Donald Glaser Biography

The work for which Donald Glaser is best known, his bubble chamber invention for tracking the movement of high-energy particles, is said to have begun over a glass of beer. In the early 1950s, while teaching physics at the University of Michigan, Glaser followed a hunch that bubbles rising from a glass of beer might provide a clue for detecting high-energy radiation. Although his first attempt to prove this hypothesis, using beer, soda water, and ginger ale, failed, he kept working. In 1953 he created a small bubble chamber filled with superheated ether that was successful in capturing the trail of bubbles left by nuclear particles as they passed through the liquid. The bubble chamber invention won Glaser the 1960 Nobel Prize in physics and was a vital step in understanding atomic function. It also enabled the discovery of new atomic particles, such as the rho and omega minus particles, at the same time advancing visualization of charged-particle interactions, and furthering the study of particle mass, lifetime, and decay modes.

Donald Arthur Glaser was born in Cleveland, Ohio, on September 21, 1926, to William and Lena Glaser. Glaser's parents had come to the United States from Russia. His father operated a wholesale sundries business in Cleveland and Glaser attended elementary and secondary schools there. As a child he was given violin and viola lessons. Later he studied composition at the Cleveland Institute of Music. An accomplished musician, he became a member of a local symphony orchestra at age 16. Glaser remained in Cleveland for his undergraduate education, entering Case Institute of Technology (now Case Western Reserve University) to study mathematics and physics. He completed his graduate course work at the California Institute of Technology and received his Ph.D. in 1950, a year after he accepted a position as instructor at the University of Michigan. He remained at Michigan until 1959, and was made full professor there in 1957 at the age of 31. He left Michigan to accept a visiting professorship at the University of California at Berkeley. That position was made permanent, and Glaser was to remain at Berkeley for the rest of his career, except for brief periods away on fellowships.

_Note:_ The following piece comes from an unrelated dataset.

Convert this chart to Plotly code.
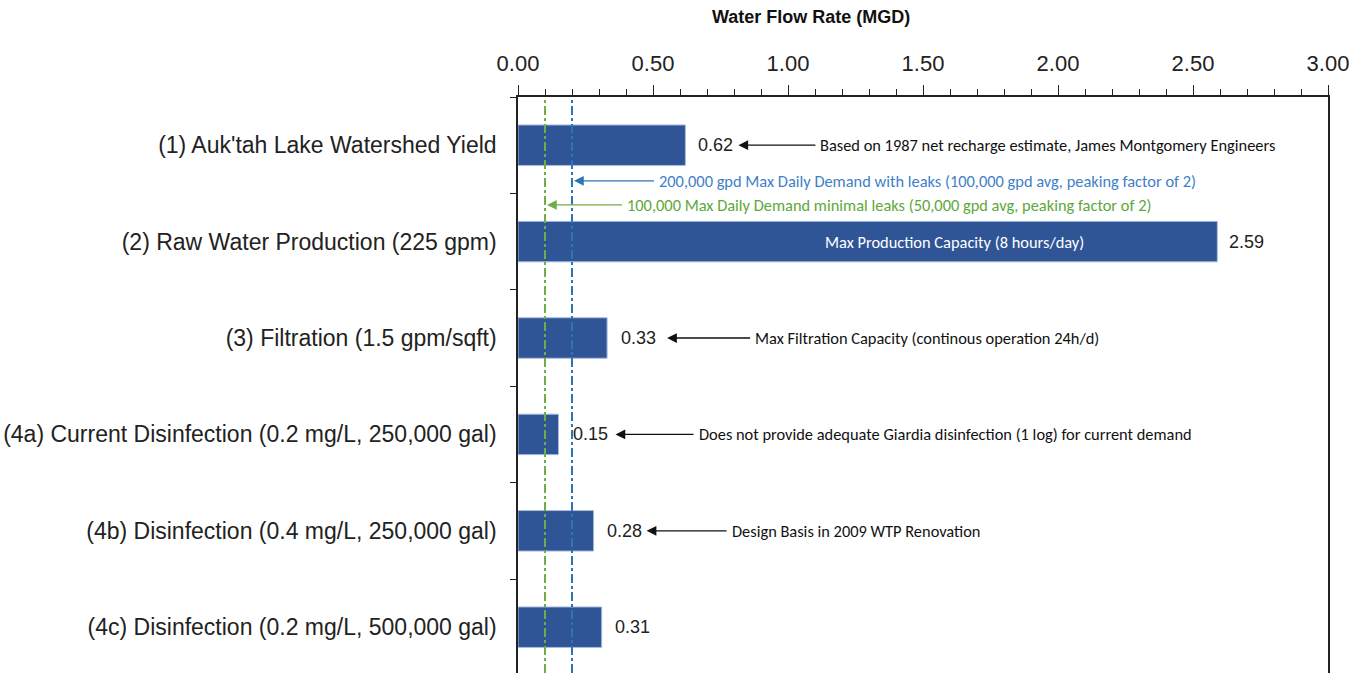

Bubble Chamber Fills a Gap

Other physicists before Glaser had attempted to make nuclear particles visible. The 1927 Nobel Prize was given to C. T. R. Wilson, a British scientist, for his cloud chamber method. In 1950 Cecil F. Powell received that honor for an emulsion method. But both these methods, while effective for elementary particle study, became inadequate with the advent of high-energy particle acceleration machines, such as that built at Berkeley in the late 1950s. These accelerators had capacities 1,000 times greater than those used for the cloud chamber and emulsion techniques.

Continuing to refine the bubble chamber method he had developed at the University of Michigan, Glaser next tried superheated liquids of higher density, such as liquid hydrogen and xenon gas. Experiments with these liquids provided glimpses of subatomic functions never before seen, and made possible the tracking of neutral as well as charged particles. As Glaser continued to refine his bubble chamber methods, information gathering increased a thousandfold. For example, in his first two years at Berkeley, Glaser was able to collect almost half a million tracking photographs. The machine that made this possible was Berkeley's new, two-million-dollar bubble chamber. Built by Luis W. Alvarez, the size of this bubble chamber was 6 ft (1.8 m) long, quite a jump from the 0.5-1.0 in (1.3-2.5 cm) bubble chambers Glaser had used earlier. The Berkeley bubble chamber was capable of measuring particle tracks at a rate of every 14 seconds, shooting three photographs of each instance. Science magazine reported that the Nobel Prize committee credited Glaser's bubble chamber invention with filling "the wide gap in range" left by the cloud chamber and the emulsion methods. Kai M. Siegbahn, speaking for the Royal Swedish Academy of Sciences, said: "Several other scientists also left important contributions to the practical shaping of different types of bubble chambers, but Glaser is the one who made the really fundamental contribution."

In the years after receiving the Nobel Prize, Glaser extended his knowledge of physics to the field of molecular biology. He studied microbiology at the University of Copenhagen in 1961, then returned to Berkeley, where he did research on bacterial evolution, regulation of cell growth, and the causes of cancer and genetic mutation. Using photo-analyzing equipment developed for the bubble chamber, Glaser was able to identify bacterial species through computer scanning. He was made professor of physics and molecular biology at Berkeley in 1964. Glaser retained his lifelong love of music, often playing with local chamber music groups. His other pastimes have included mountain climbing, tennis, and sailing. During his career, he has held membership in the American Physical Society and the National Academy of Sciences. In addition to the Nobel Prize in physics, he was awarded the Henry Russel Award of the University of Michigan in 1955, the Charles Vernon Boys Prize of the Physical Society in London in 1958, the American Physical Society Prize in 1959, the Gold Medal of the Case Institute of Technology in 1967, and the Alumni Distinguished Service Award from the California Institute of Technology, also in 1967. He married the former Ruth Louise Thompson in 1960. They had two children, a son, William, and a daughter, Louise.